P. Em retrospectiva, o que o sr. e o Brasil poderiam ter feito diferente?

R. Nós fomos até onde podíamos com a nossa capacidade diplomática, nossa capacidade de persuasão. Não acho que teríamos outra coisa a fazer. Até porque não era uma agenda nossa, e no livro eu deixo isso claro. O Obama é quem pediu. Eu me interessava, tinha participado daqueles episódios do Iraque. Eu achava que o Brasil tinha, sim, capacidade para ajudar a resolver o problema, desde que houvesse disposição das partes. Quando o Obama pediu, pareceu que era uma oportunidade. Nós temos uma vocação universalista na política externa e o Irã é um país importante. Dados os preconceitos e as atitudes muito tímidas que a opinião pública brasileira, e sobretudo a mídia brasileira, estimula, o Irã era, não digo essencial, mas útil para que o Brasil estivesse envolvido positivamente em uma questão universal. O que houve foi uma mudança de comportamento político, mas nós produzimos o que ninguém acreditava que nós fôssemos produzir, que o P5 + 1 não tinha produzido, que a Rússia não tinha produzido. Enfim, seria um gol. O fato de não ter sido gol não quer dizer que você não tem que chutar. Se não chutar, não vai fazer gol nunca.

P. O sr. falou da mídia e a crítica à imprensa brasileira é muito presente no livro. O que se escreve aqui tem tanto peso assim?

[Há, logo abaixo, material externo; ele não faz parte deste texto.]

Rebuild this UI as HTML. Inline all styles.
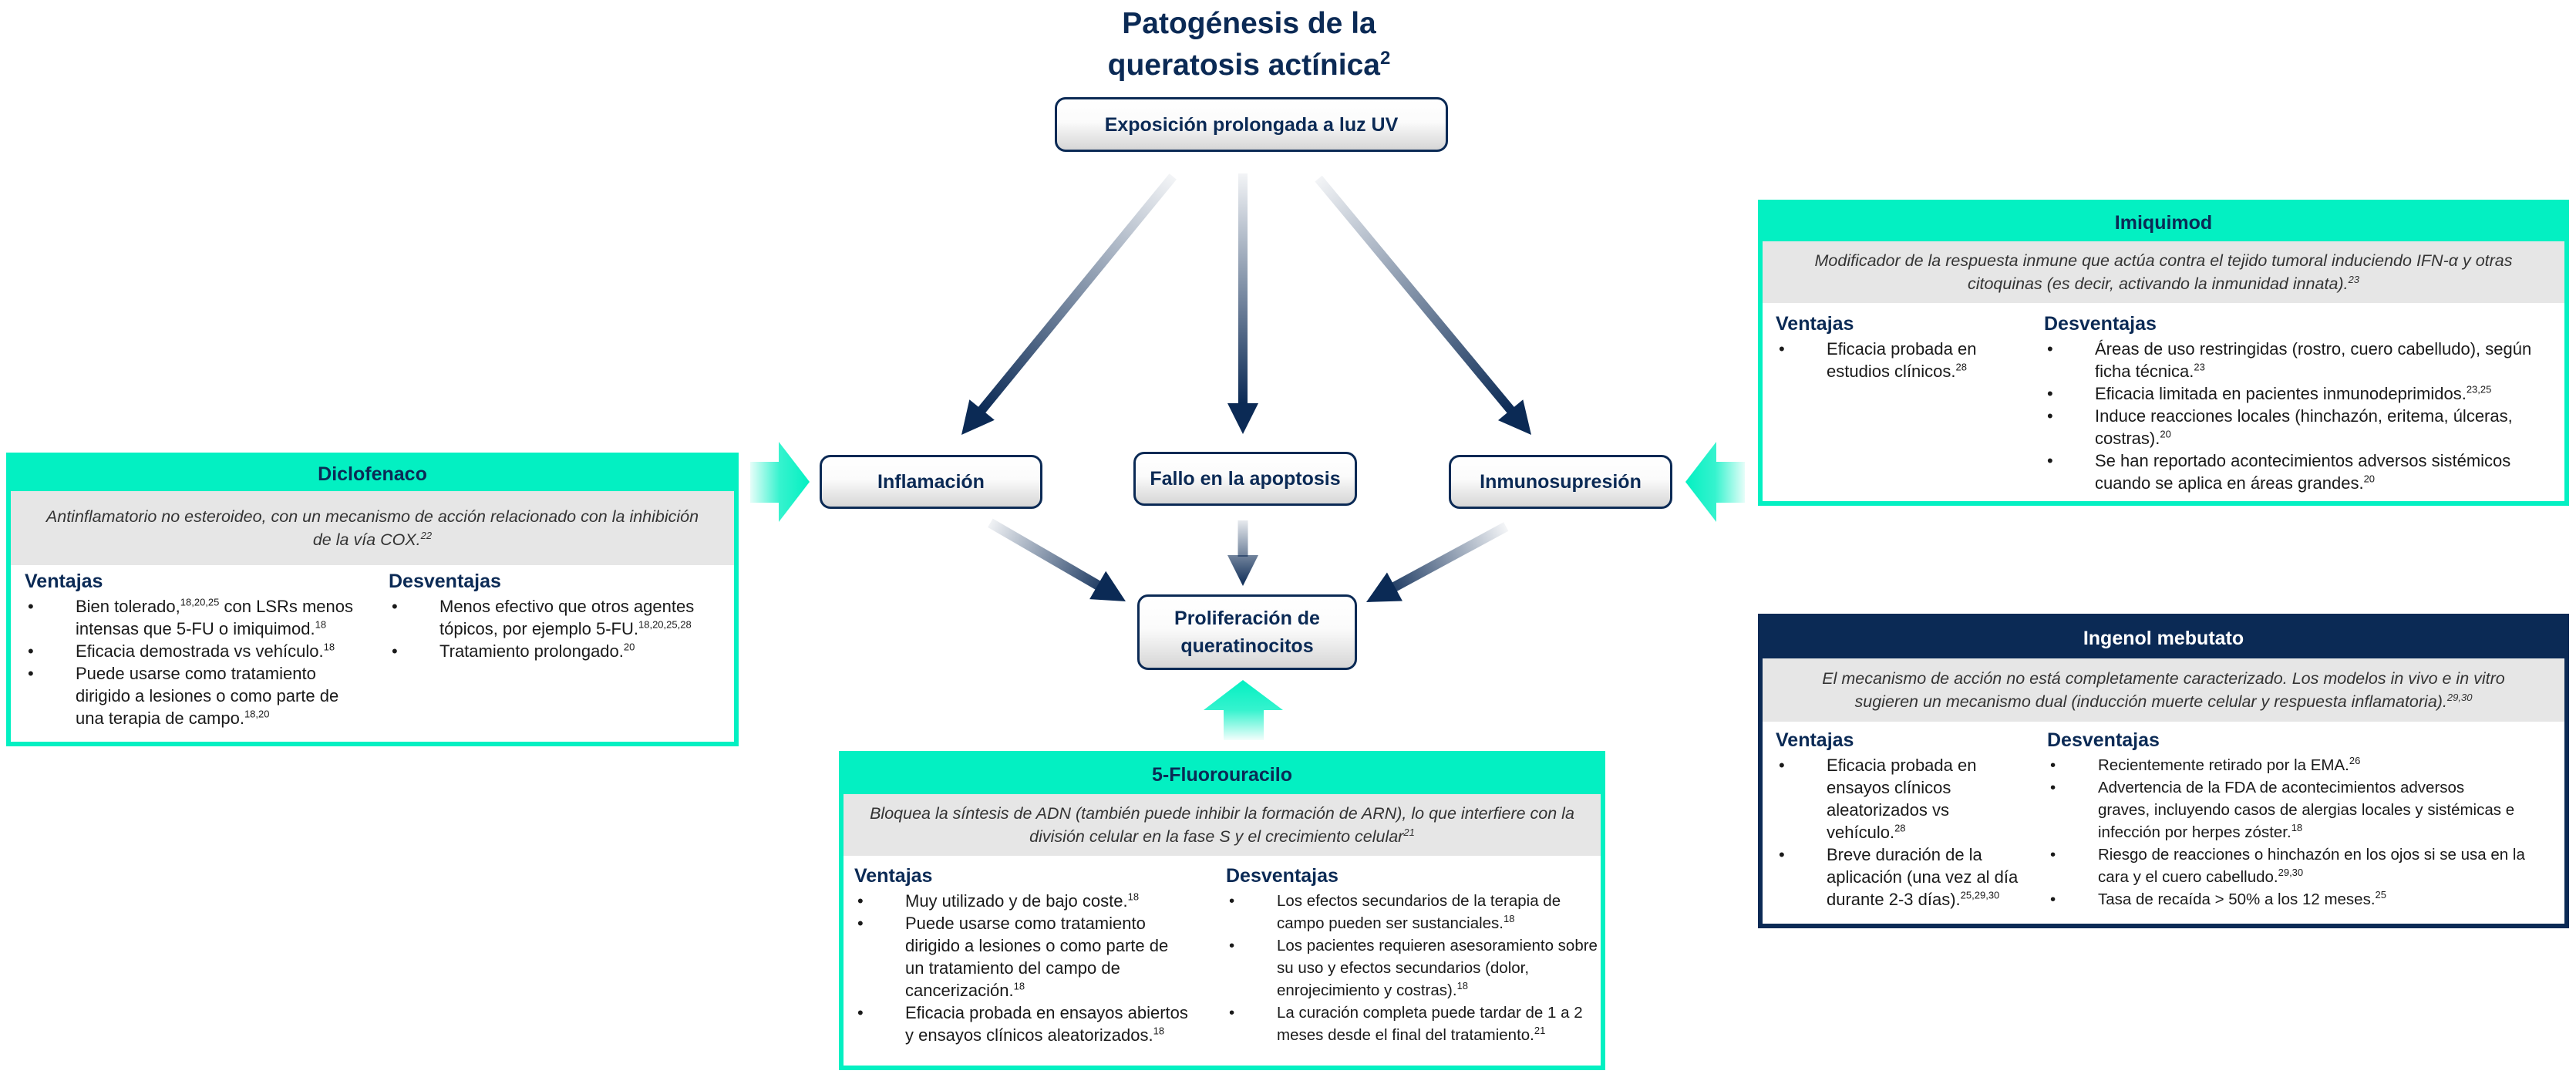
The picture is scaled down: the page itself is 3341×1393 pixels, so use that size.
<!DOCTYPE html>
<html><head><meta charset="utf-8">
<style>
*{margin:0;padding:0;box-sizing:border-box}
body{width:3341px;height:1393px;background:#fff;position:relative;overflow:hidden;font-family:"Liberation Sans",sans-serif;color:#1a1a1a}
.abs{position:absolute}
.title{left:1320px;width:600px;top:4px;text-align:center;font-weight:bold;color:#0b2a55;font-size:39px;line-height:54px}
.title sup{font-size:24px;vertical-align:super;line-height:0}
.node{position:absolute;border:3px solid #0b2a55;border-radius:14px;background:linear-gradient(#ffffff 0%,#fbfbfb 45%,#d6d6d6 100%);color:#0b2a55;font-weight:bold;font-size:25px;display:flex;align-items:center;justify-content:center;text-align:center;line-height:36px}
.box{position:absolute;border:6px solid #03f0c2;background:#fff}
.box.navy{border-color:#0b2a55}
.hd{position:absolute;left:0;right:0;top:0;background:#03f0c2;color:#0b2a55;font-weight:bold;font-size:25px;display:flex;align-items:center;justify-content:center}
.navy .hd{background:#0b2a55;color:#fff}
.gr{position:absolute;left:0;right:0;background:#e6e6e6;font-style:italic;color:#333;font-size:21.5px;line-height:30px;text-align:center;display:flex;align-items:center;justify-content:center}
.gr>div{white-space:nowrap}
.col{position:absolute;font-size:22px;line-height:29px;white-space:nowrap}
.col.sm{font-size:20.5px}
.col h4{font-size:25px;color:#0b2a55;font-weight:bold;line-height:30px;margin-bottom:3px}
.li{position:relative;padding-left:66px}
.li::before{content:"•";position:absolute;left:4px;top:0}
sup.s{font-size:13px;vertical-align:super;line-height:0}
</style></head><body>

<div class="abs title">Patogénesis de la<br>queratosis actínica<sup>2</sup></div>

<div class="node" style="left:1368px;top:126px;width:510px;height:71px">Exposición prolongada a luz UV</div>
<div class="node" style="left:1063px;top:590px;width:289px;height:70px">Inflamación</div>
<div class="node" style="left:1470px;top:586px;width:290px;height:70px">Fallo en la apoptosis</div>
<div class="node" style="left:1879px;top:590px;width:290px;height:70px">Inmunosupresión</div>
<div class="node" style="left:1475px;top:771px;width:285px;height:98px">Proliferación de<br>queratinocitos</div>

<svg class="abs" style="left:0;top:0" width="3341" height="1393">
<defs>
<linearGradient id="g1" gradientUnits="userSpaceOnUse" x1="-433" y1="0" x2="-40" y2="0"><stop offset="0" stop-color="#0b2a55" stop-opacity="0.05"/><stop offset="1" stop-color="#0b2a55"/></linearGradient>
<linearGradient id="g2" gradientUnits="userSpaceOnUse" x1="-338" y1="0" x2="-40" y2="0"><stop offset="0" stop-color="#0b2a55" stop-opacity="0.05"/><stop offset="1" stop-color="#0b2a55"/></linearGradient>
<linearGradient id="g3" gradientUnits="userSpaceOnUse" x1="-205" y1="0" x2="-20" y2="0"><stop offset="0" stop-color="#0b2a55" stop-opacity="0.05"/><stop offset="1" stop-color="#0b2a55"/></linearGradient>
<linearGradient id="g4" gradientUnits="userSpaceOnUse" x1="-85" y1="0" x2="0" y2="0"><stop offset="0" stop-color="#0b2a55" stop-opacity="0.1"/><stop offset="1" stop-color="#0b2a55"/></linearGradient>
<linearGradient id="gl" x1="0" y1="0" x2="1" y2="0"><stop offset="0" stop-color="#03f0c2" stop-opacity="0.1"/><stop offset="0.5" stop-color="#03f0c2" stop-opacity="0.8"/><stop offset="1" stop-color="#03f0c2"/></linearGradient>
<linearGradient id="gr" x1="1" y1="0" x2="0" y2="0"><stop offset="0" stop-color="#03f0c2" stop-opacity="0.1"/><stop offset="0.5" stop-color="#03f0c2" stop-opacity="0.8"/><stop offset="1" stop-color="#03f0c2"/></linearGradient>
<linearGradient id="gu" x1="0" y1="1" x2="0" y2="0"><stop offset="0" stop-color="#03f0c2" stop-opacity="0.05"/><stop offset="0.5" stop-color="#03f0c2" stop-opacity="0.8"/><stop offset="1" stop-color="#03f0c2"/></linearGradient>
</defs>
<g transform="translate(1247,564) rotate(129.3)"><line x1="-433" y1="0" x2="-38" y2="0" stroke="url(#g1)" stroke-width="12"/><polygon points="0,0 -42,-21 -42,21" fill="#0b2a55"/></g>
<g transform="translate(1612,563) rotate(90)"><line x1="-338" y1="0" x2="-38" y2="0" stroke="url(#g2)" stroke-width="12"/><polygon points="0,0 -40,-20 -40,20" fill="#0b2a55"/></g>
<g transform="translate(1986,564) rotate(50.3)"><line x1="-432" y1="0" x2="-38" y2="0" stroke="url(#g1)" stroke-width="12"/><polygon points="0,0 -42,-21 -42,21" fill="#0b2a55"/></g>
<g transform="translate(1460,780) rotate(30.1)"><line x1="-203" y1="0" x2="-38" y2="0" stroke="url(#g3)" stroke-width="13"/><polygon points="0,0 -42,-21 -42,21" fill="#0b2a55"/></g>
<g transform="translate(1612,760) rotate(90)"><line x1="-85" y1="0" x2="-38" y2="0" stroke="url(#g4)" stroke-width="13"/><polygon points="0,0 -40,-20 -40,20" fill="url(#g4)"/></g>
<g transform="translate(1772,781) rotate(151.6)"><line x1="-206" y1="0" x2="-38" y2="0" stroke="url(#g3)" stroke-width="13"/><polygon points="0,0 -42,-21 -42,21" fill="#0b2a55"/></g>
<polygon points="973,599 1010,599 1010,573 1050,625 1010,677 1010,652 973,652" fill="url(#gl)"/>
<polygon points="2263,599 2226,599 2226,573 2186,625 2226,677 2226,652 2263,652" fill="url(#gr)"/>
<polygon points="1587,960 1587,921 1561,921 1612,882 1664,921 1639,921 1639,960" fill="url(#gu)"/>
</svg>

<!-- Diclofenaco -->
<div class="box" style="left:8px;top:587px;width:950px;height:381px">
  <div class="hd" style="height:44px">Diclofenaco</div>
  <div class="gr" style="top:44px;height:96px"><div>Antinflamatorio no esteroideo, con un mecanismo de acción relacionado con la inhibición<br>de la vía COX.<sup class="s">22</sup></div></div>
</div>
<div class="col" style="left:32px;top:739px">
  <h4>Ventajas</h4>
  <div class="li">Bien tolerado,<sup class="s">18,20,25</sup> con LSRs menos<br>intensas que 5-FU o imiquimod.<sup class="s">18</sup></div>
  <div class="li">Eficacia demostrada vs vehículo.<sup class="s">18</sup></div>
  <div class="li">Puede usarse como tratamiento<br>dirigido a lesiones o como parte de<br>una terapia de campo.<sup class="s">18,20</sup></div>
</div>
<div class="col" style="left:504px;top:739px">
  <h4>Desventajas</h4>
  <div class="li">Menos efectivo que otros agentes<br>tópicos, por ejemplo 5-FU.<sup class="s">18,20,25,28</sup></div>
  <div class="li">Tratamiento prolongado.<sup class="s">20</sup></div>
</div>

<!-- Imiquimod -->
<div class="box" style="left:2280px;top:259px;width:1052px;height:397px">
  <div class="hd" style="height:48px">Imiquimod</div>
  <div class="gr" style="top:48px;height:80px"><div>Modificador de la respuesta inmune que actúa contra el tejido tumoral induciendo IFN-α y otras<br>citoquinas (es decir, activando la inmunidad innata).<sup class="s">23</sup></div></div>
</div>
<div class="col" style="left:2303px;top:405px">
  <h4>Ventajas</h4>
  <div class="li">Eficacia probada en<br>estudios clínicos.<sup class="s">28</sup></div>
</div>
<div class="col" style="left:2651px;top:405px">
  <h4>Desventajas</h4>
  <div class="li">Áreas de uso restringidas (rostro, cuero cabelludo), según<br>ficha técnica.<sup class="s">23</sup></div>
  <div class="li">Eficacia limitada en pacientes inmunodeprimidos.<sup class="s">23,25</sup></div>
  <div class="li">Induce reacciones locales (hinchazón, eritema, úlceras,<br>costras).<sup class="s">20</sup></div>
  <div class="li">Se han reportado acontecimientos adversos sistémicos<br>cuando se aplica en áreas grandes.<sup class="s">20</sup></div>
</div>

<!-- Ingenol -->
<div class="box navy" style="left:2280px;top:796px;width:1052px;height:408px">
  <div class="hd" style="height:52px">Ingenol mebutato</div>
  <div class="gr" style="top:52px;height:82px"><div>El mecanismo de acción no está completamente caracterizado. Los modelos in vivo e in vitro<br>sugieren un mecanismo dual (inducción muerte celular y respuesta inflamatoria).<sup class="s">29,30</sup></div></div>
</div>
<div class="col" style="left:2303px;top:945px">
  <h4>Ventajas</h4>
  <div class="li">Eficacia probada en<br>ensayos clínicos<br>aleatorizados vs<br>vehículo.<sup class="s">28</sup></div>
  <div class="li">Breve duración de la<br>aplicación (una vez al día<br>durante 2-3 días).<sup class="s">25,29,30</sup></div>
</div>
<div class="col sm" style="left:2655px;top:945px">
  <h4>Desventajas</h4>
  <div class="li">Recientemente retirado por la EMA.<sup class="s">26</sup></div>
  <div class="li">Advertencia de la FDA de acontecimientos adversos<br>graves, incluyendo casos de alergias locales y sistémicas e<br>infección por herpes zóster.<sup class="s">18</sup></div>
  <div class="li">Riesgo de reacciones o hinchazón en los ojos si se usa en la<br>cara y el cuero cabelludo.<sup class="s">29,30</sup></div>
  <div class="li">Tasa de recaída &gt; 50% a los 12 meses.<sup class="s">25</sup></div>
</div>

<!-- 5-FU -->
<div class="box" style="left:1088px;top:974px;width:994px;height:414px">
  <div class="hd" style="height:50px">5-Fluorouracilo</div>
  <div class="gr" style="top:50px;height:80px"><div>Bloquea la síntesis de ADN (también puede inhibir la formación de ARN), lo que interfiere con la<br>división celular en la fase S y el crecimiento celular<sup class="s">21</sup></div></div>
</div>
<div class="col" style="left:1108px;top:1121px">
  <h4>Ventajas</h4>
  <div class="li">Muy utilizado y de bajo coste.<sup class="s">18</sup></div>
  <div class="li">Puede usarse como tratamiento<br>dirigido a lesiones o como parte de<br>un tratamiento del campo de<br>cancerización.<sup class="s">18</sup></div>
  <div class="li">Eficacia probada en ensayos abiertos<br>y ensayos clínicos aleatorizados.<sup class="s">18</sup></div>
</div>
<div class="col sm" style="left:1590px;top:1121px">
  <h4>Desventajas</h4>
  <div class="li">Los efectos secundarios de la terapia de<br>campo pueden ser sustanciales.<sup class="s">18</sup></div>
  <div class="li">Los pacientes requieren asesoramiento sobre<br>su uso y efectos secundarios (dolor,<br>enrojecimiento y costras).<sup class="s">18</sup></div>
  <div class="li">La curación completa puede tardar de 1 a 2<br>meses desde el final del tratamiento.<sup class="s">21</sup></div>
</div>

</body></html>
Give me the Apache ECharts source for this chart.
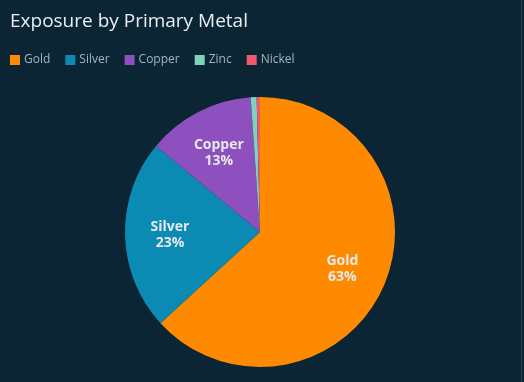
<!DOCTYPE html>
<html><head><meta charset="utf-8">
<script src="https://cdn.jsdelivr.net/npm/echarts@6/dist/echarts.min.js"></script>
<style>html,body{margin:0;padding:0;background:#0b2534;}#c{width:524px;height:382px;}</style>
</head><body><div id="c"></div>
<script>
const categories = ['Gold', 'Silver', 'Copper', 'Zinc', 'Nickel'];
const values = [63.2, 22.8, 12.9, 0.7, 0.4];
const colors = ['#ff8a00', '#0b8bb4', '#8e4fbf', '#7ed3bd', '#f0586c'];

const data = categories.map((n, i) => ({ name: n, value: values[i] }));
const chart = echarts.init(document.getElementById('c'));
chart.setOption({
  backgroundColor: '#0b2534',
  color: colors,
  title: {
    text: 'Exposure by Primary Metal',
    left: 5, top: 7,
    textStyle: { color: '#e8eef1', fontSize: 19, fontWeight: 'normal', fontFamily: 'Open Sans' }
  },
  legend: {
    data: categories,
    left: 5, top: 49,
    icon: 'rect', itemWidth: 10, itemHeight: 10, itemGap: 15,
    textStyle: { color: '#a3b4bd', fontSize: 12, fontFamily: 'Open Sans', padding: [0, 0, 0, -1] }
  },
  series: [
    {
      type: 'pie',
      center: [260, 232],
      radius: [0, 135],
      startAngle: 90,
      clockwise: true,
      percentPrecision: 0,
      label: { show: false },
      labelLine: { show: false },
      itemStyle: { borderWidth: 0 },
      data: data
    },
    {
      type: 'pie',
      center: [260, 233],
      radius: [0, 174],
      startAngle: 90,
      clockwise: true,
      silent: true,
      percentPrecision: 0,
      minShowLabelAngle: 10,
      itemStyle: { color: 'rgba(0,0,0,0)' },
      labelLine: { show: false },
      label: {
        show: true, position: 'inside',
        formatter: '{b}\n{d}%',
        color: '#e6e9ec', fontSize: 14, fontWeight: 'bold', fontFamily: 'Open Sans', lineHeight: 16,
        textBorderWidth: 0
      },
      data: data
    }
  ],
  graphic: [{
    type: 'rect', shape: { x: 521, y: 0, width: 1, height: 382 },
    style: { fill: '#2b4655' }, silent: true
  }]
});
</script></body></html>
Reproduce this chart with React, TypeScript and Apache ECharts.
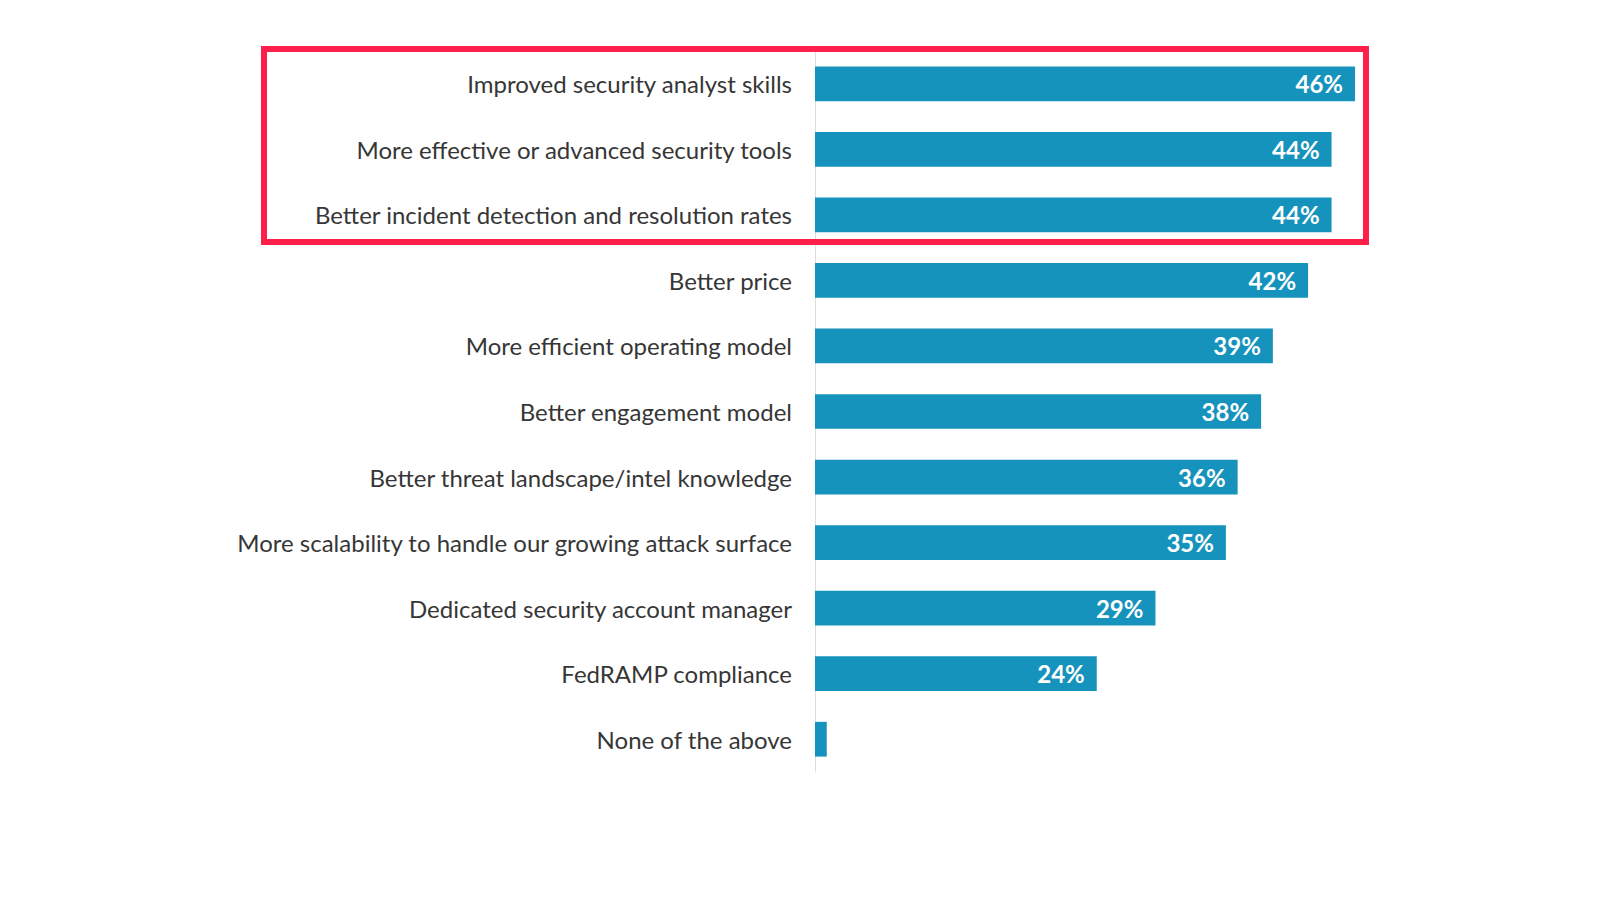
import React, { useEffect, useRef } from "react";
import * as echarts from "echarts";

const categories = [
  "Improved security analyst skills",
  "More effective or advanced security tools",
  "Better incident detection and resolution rates",
  "Better price",
  "More efficient operating model",
  "Better engagement model",
  "Better threat landscape/intel knowledge",
  "More scalability to handle our growing attack surface",
  "Dedicated security account manager",
  "FedRAMP compliance",
  "None of the above",
];
const values = [46, 44, 44, 42, 39, 38, 36, 35, 29, 24, 1];
const showLabel = [true, true, true, true, true, true, true, true, true, true, false];

export default function App() {
  const ref = useRef<HTMLDivElement>(null);
  useEffect(() => {
    if (!ref.current) return;
    const chart = echarts.init(ref.current, undefined, { renderer: "svg" });
    chart.setOption({
      animation: false,
      backgroundColor: "#ffffff",
      grid: { left: 815, top: 51, width: 587, height: 721, containLabel: false },
      xAxis: {
        type: "value",
        min: 0,
        max: 50,
        show: false,
      },
      yAxis: {
        type: "category",
        inverse: true,
        data: categories,
        axisLine: { show: true, lineStyle: { color: "#dddddd", width: 1 } },
        axisTick: { show: false },
        axisLabel: {
          margin: 23,
          fontFamily: "Lato",
          fontSize: 24,
          color: "#363636",
        },
        splitLine: { show: false },
      },
      series: [
        {
          type: "bar",
          barWidth: "53%",
          data: values.map((v, i) => ({
            value: v,
            label: { show: showLabel[i] },
          })),
          itemStyle: { color: "#1693bc" },
          label: {
            show: true,
            position: "insideRight",
            distance: 12,
            formatter: "{c}%",
            color: "#ffffff",
            fontFamily: "Lato",
            fontWeight: "bold",
            fontSize: 24,
          },
        },
      ],
      graphic: [
        {
          type: "rect",
          shape: { x: 264, y: 49, width: 1102, height: 193 },
          style: { fill: "none", stroke: "#ff1f4b", lineWidth: 6 },
          z: 100,
        },
      ],
    });
    return () => chart.dispose();
  }, []);
  return (
    <div
      ref={ref}
      style={{ position: "fixed", left: 0, top: 0, width: 1600, height: 900, background: "#fff" }}
    />
  );
}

R. A mídia tem uma influência na opinião pública. Você pode dizer que hoje em dia, talvez, é menos importante do que foi no passado, que há outras fontes de informação, redes sociais, etc., mas obviamente tem um peso. As pessoas às vezes fazem perguntas estapafúrdias de quem nunca entendeu nada porque só leu a mídia brasileira. Não estou falando uma coisa da minha cabeça. Conversando com embaixador estrangeiro aqui, depois até de sair da Defesa, ele fez um comentário: ‘Nunca estive num país em que a mídia fosse tão unanimemente contra o governo quanto é no Brasil.’ Vou até complementar isso, embora, você sabe, eu tenha trabalhado com Lula, Dilma, seja ligado ao PT: Eu acho que é pior com o PT, mas mesmo sem o PT era assim. Eu dizia isso e meus amigos do PT não gostavam muito, não, mas é a verdade.

Cito um exemplo: uma vez eu estava na OMC, quando aconteceu aquele episódio da Vaca Louca no Canadá logo depois da questão da Bombardier e a Embraer. Claro que eles negaram até à morte que houvesse ligação entre as duas coisas, mas, para mim, tinha, e eles não tinham fundamento na questão da Vaca Louca. Eu convoquei uma reunião de um dos comitês fitossanitários que tem lá na OMC e era uma coisa fora do comum que um embaixador fosse a esse tipo de reunião mais técnica. Cinco ou seis países apoiaram o Brasil e o Canadá, exclusivamente, criticou o Brasil. Manchete no outro dia num dos grandes jornais: ‘Brasil é criticado na OMC’. Isso era na época do Fernando Henrique. Não posso nem dizer (que era coisa contra o PT). Há uma obsessão pelo autodenegrimento, deve ser uma coisa da psicologia coletiva, que eu acho que se acentuou com um governo popular, que não é de elite, mas não é só com ele, não.

P. Mas o sr. não acha que é melhor isso que uma coisa à americana, de imprensa patriótica, o que pode acabar em desvios?

R. Não acho que deve ser fechada. Acho que deve ser objetiva. Dou esse exemplo porque ele é emblemático. Nunca fizemos o que a mídia queria, mas temos de lidar com a opinião pública. Tudo foi pintado de uma maneira totalmente diferente do que era, que o Brasil queria ser amiguinho do Irã, voluntarismo, Chávez. Uma misturada na cabeça.